Vector search
LeanLucene stores dense float vectors per segment and builds an HNSW graph at flush time by default. Searches use HNSW when a graph is present, then rerank the shortlist with exact cosine similarity.
Index a vector
using Rowles.LeanLucene.Document.Fields;
var doc = new LeanDocument();
doc.Add(new StringField("id", "v1"));
doc.Add(new VectorField("embedding", new float[] { 0.1f, 0.2f, 0.3f, 0.4f }));
writer.AddDocument(doc);
All vectors written to the same field must have the same dimensionality.
Vector fields are normalised at index time by default.
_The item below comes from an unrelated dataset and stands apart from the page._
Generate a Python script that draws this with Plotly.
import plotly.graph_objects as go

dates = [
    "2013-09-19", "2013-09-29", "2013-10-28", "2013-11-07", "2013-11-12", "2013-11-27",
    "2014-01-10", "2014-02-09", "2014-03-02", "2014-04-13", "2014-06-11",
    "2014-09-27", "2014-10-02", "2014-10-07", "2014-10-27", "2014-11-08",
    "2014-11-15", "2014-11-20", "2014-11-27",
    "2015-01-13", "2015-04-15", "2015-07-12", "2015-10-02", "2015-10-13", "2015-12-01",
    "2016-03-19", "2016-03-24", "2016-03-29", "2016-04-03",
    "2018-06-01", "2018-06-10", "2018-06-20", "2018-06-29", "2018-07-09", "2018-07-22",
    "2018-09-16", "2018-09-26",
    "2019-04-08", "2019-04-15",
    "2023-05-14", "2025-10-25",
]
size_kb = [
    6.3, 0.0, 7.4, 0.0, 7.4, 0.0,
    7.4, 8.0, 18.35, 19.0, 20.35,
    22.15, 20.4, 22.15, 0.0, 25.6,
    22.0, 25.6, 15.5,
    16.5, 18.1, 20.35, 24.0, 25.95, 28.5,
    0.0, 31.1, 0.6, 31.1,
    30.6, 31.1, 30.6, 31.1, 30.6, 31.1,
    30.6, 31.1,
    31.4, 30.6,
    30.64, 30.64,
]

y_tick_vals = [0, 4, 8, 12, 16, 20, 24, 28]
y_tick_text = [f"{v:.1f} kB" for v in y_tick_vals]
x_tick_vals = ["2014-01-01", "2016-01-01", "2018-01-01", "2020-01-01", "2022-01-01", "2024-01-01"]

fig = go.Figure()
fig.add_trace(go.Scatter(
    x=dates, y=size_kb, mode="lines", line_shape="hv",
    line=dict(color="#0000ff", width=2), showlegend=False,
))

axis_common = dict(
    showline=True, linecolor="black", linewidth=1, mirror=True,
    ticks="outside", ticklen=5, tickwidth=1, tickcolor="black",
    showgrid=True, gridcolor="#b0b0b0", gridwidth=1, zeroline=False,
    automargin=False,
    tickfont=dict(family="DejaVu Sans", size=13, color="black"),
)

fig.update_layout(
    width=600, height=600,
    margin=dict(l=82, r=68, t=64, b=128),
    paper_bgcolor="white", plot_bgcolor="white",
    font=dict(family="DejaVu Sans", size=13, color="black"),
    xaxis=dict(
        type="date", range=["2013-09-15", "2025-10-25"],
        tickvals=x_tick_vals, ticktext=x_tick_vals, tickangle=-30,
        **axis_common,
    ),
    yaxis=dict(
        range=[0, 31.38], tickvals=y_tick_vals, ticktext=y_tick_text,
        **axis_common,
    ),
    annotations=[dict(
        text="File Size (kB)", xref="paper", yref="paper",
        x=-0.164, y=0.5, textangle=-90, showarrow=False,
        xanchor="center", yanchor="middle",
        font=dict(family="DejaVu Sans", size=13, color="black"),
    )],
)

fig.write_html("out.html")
This keeps cosine search cheap and consistent.
Query
using Rowles.LeanLucene.Search.Queries;
var query = new VectorQuery(
"embedding",
queryVector,
topK: 10,
efSearch: 128,
oversamplingFactor: 2);
var hits = searcher.Search(query, topN: 10);
The score is cosine similarity, range [-1, 1] (typically [0, 1] for normalised
vectors).
Build settings
using Rowles.LeanLucene.Codecs.Hnsw;
using Rowles.LeanLucene.Index.Indexer;
var config = new IndexWriterConfig
{
NormaliseVectors = true,
BuildHnswOnFlush = true,
HnswBuildConfig = new HnswBuildConfig
{
M = 16,
EfConstruction = 100,
},
};
Set HnswSeed for reproducible graph builds.
Hybrid retrieval
Combine a vector query with a text query through RRF, or add a
filter directly to VectorQuery:
var filter = new TermQuery("category", "docs");
var query = new VectorQuery("embedding", queryVector, topK: 10, filter: filter);
Implementation note
If no HNSW graph exists, LeanLucene falls back to a flat SIMD scan. Vector readers are opened lazily, so non-vector searches do not pay the mmap cost.